Sample Prometheus queries:
-
% Memory available:
((node_memory_MemAvailable_bytes / node_memory_MemTotal_bytes) or ((node_memory_MemFree_bytes + node_memory_Buffers_bytes + node_memory_Cached_bytes) / node_memory_MemTotal_bytes)) * 100
-
% CPU utilization:
1 - avg without (mode,cpu) (rate(node_cpu_seconds_total{mode="idle"}[5m]))
-
Data transmitted:
rate(node_network_transmit_bytes_total{device!="lo"}[5m])
-
Data received:
rate(node_network_receive_bytes_total{device!="lo"}[5m])
Prometheus as a Grafana data source
Grafana allows you to import Prometheus performance metrics as a data source, and render the metrics as graphs and dashboards, which is helpful with visualization.
To add a Prometheus dashboard for a single server GitLab setup:
- Create a new data source in Grafana.
- Name your data source (such as GitLab).
- Select
Prometheus
in the type dropdown box. - Add your Prometheus listen address as the URL, and set access to
Browser
. - Set the HTTP method to
GET
. - Save and test your configuration to verify that it works.
GitLab metrics
Introduced in GitLab 9.3.
GitLab monitors its own internal service metrics, and makes them available at the /-/metrics
endpoint. Unlike other exporters, this endpoint requires authentication as it’s available on the same URL and port as user traffic.
Read more about the GitLab Metrics.
Bundled software metrics
Many of the GitLab dependencies bundled in Omnibus GitLab are preconfigured to export Prometheus metrics.
Node exporter
The node exporter allows you to measure various machine resources, such as memory, disk, and CPU utilization.
Read more about the node exporter.
Redis exporter
The Redis exporter allows you to measure various Redis metrics.
Read more about the Redis exporter.
PostgreSQL exporter
The PostgreSQL exporter allows you to measure various PostgreSQL metrics.
Read more about the PostgreSQL exporter.
PgBouncer exporter
The PgBouncer exporter allows you to measure various PgBouncer metrics.
Read more about the PgBouncer exporter.
Registry exporter
The Registry exporter allows you to measure various Registry metrics.
Read more about the Registry exporter.
GitLab exporter
The GitLab exporter allows you to measure various GitLab metrics, pulled from Redis and the database.
Read more about the GitLab exporter.
Configuring Prometheus to monitor Kubernetes
- Introduced in GitLab 9.0.
- Pod monitoring introduced in GitLab 9.4.
If your GitLab server is running within Kubernetes, Prometheus collects metrics from the Nodes and annotated Pods in the cluster, including performance data on each container.
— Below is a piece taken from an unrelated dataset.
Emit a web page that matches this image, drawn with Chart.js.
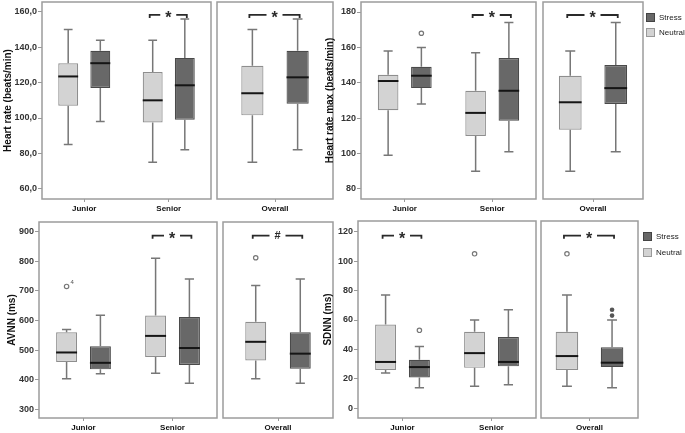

This is particularly helpful if your CI/CD environments run in the same cluster, as you can use the Prometheus project integration to monitor them.
To disable the monitoring of Kubernetes:
- Edit
/etc/gitlab/gitlab.rb
. -
Add (or find and uncomment) the following line and set it to
false
:prometheus['monitor_kubernetes'] = false
- Save the file and reconfigure GitLab for the changes to take effect.